On an economic basis, it pays for countries which allow trophy hunting to convert to nature tourism because it creates more than 11 times as many jobs than trophy hunting.
The key issue is a matter of ethics. The letter refers to the UK poll, which I have above and also to the fact that trophy hunting lacks respect for wild animals and for the conservationists who dedicate their lives to protecting wild species. They urge the UK government to take a bold step in banning the importation of all trophy hunt artefacts into the UK.
There is one other ethical issue which is not mentioned in the letter and which I would like to refer to. It is also about the ethics of trophy hunting also. Nobody with even a modest degree of decency can argue that a person should derive pleasure from the killing of an innocent animal who will feel intense pain when being shot. On the one hand you have pleasure and on the other pain. You cannot derive pleasure from pain unless you are an indecently-minded person who lacks a moral compass.
The Times also tells us that hunters are importing many more trophies of animals bred in captivity because of a decline in wild big game species as claimed by anti-hunting groups.
These groups say that lions, black bears, white rhinos, leopards and zebras are being targeted on ranches in enclosures. A lot of us now know about canned lion hunting which is highly objectionable. These are lions reared as kittens and used as kittens for petting and then when they grow up they are confined to a modest-sized enclosure where they are shot by a trophy hunter.

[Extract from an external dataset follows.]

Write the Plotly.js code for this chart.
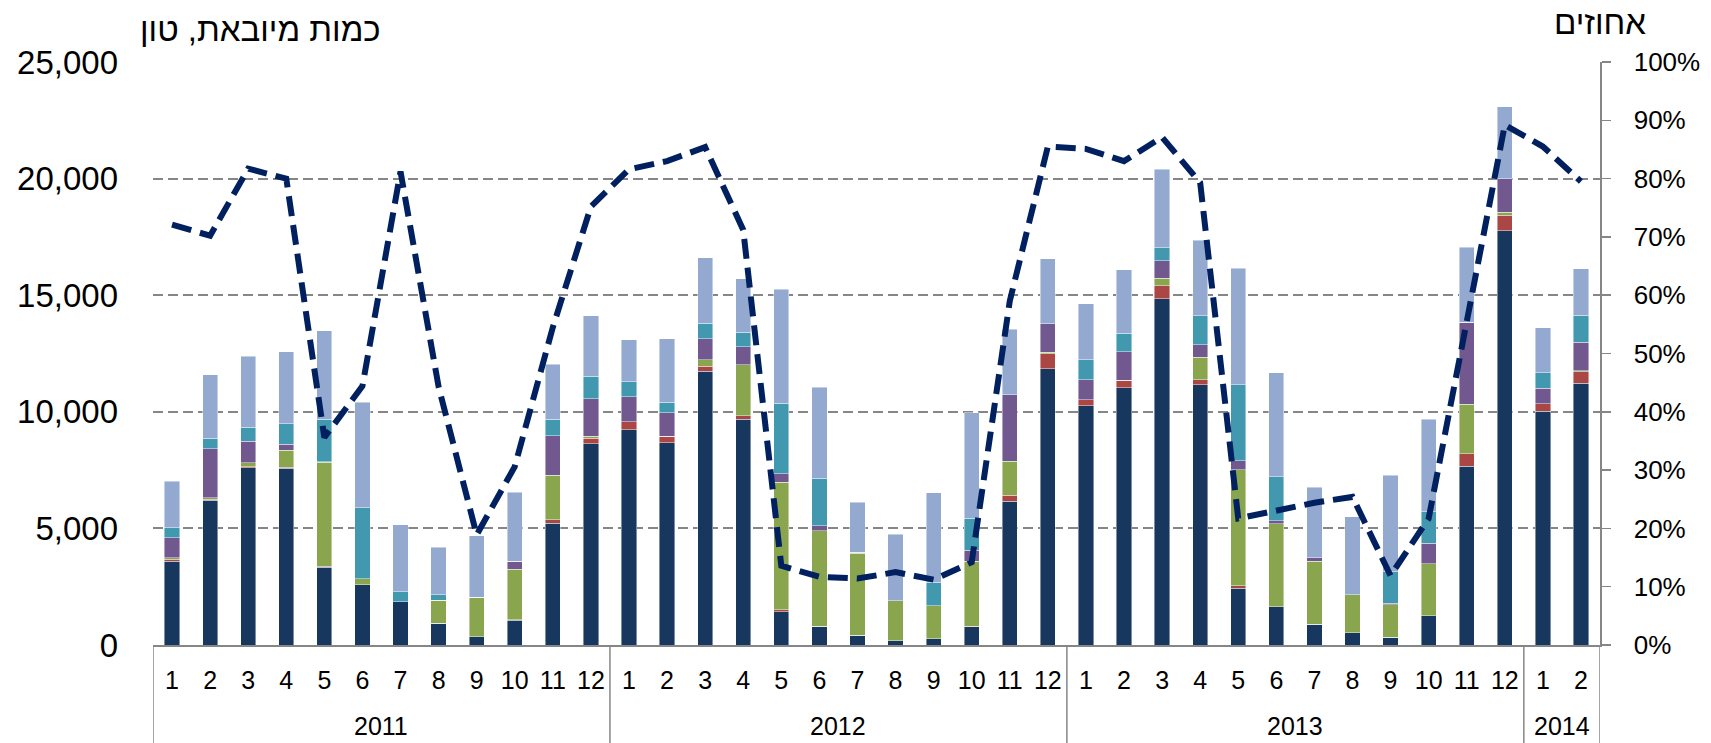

Between 2013 and 2017, a total of 109 trophies of captive-bred animals were imported into the UK whereas in the previous five years, according to data collected under the Convention on International Trade in Endangered Species, 37 animals were imported. Boris Johnson, the UK Prime Minister, has promised to ban the import of trophies. Let’s see it happen as a matter of urgency, please. His girlfriend, Carrie Symonds should encourage him and I believe that she has.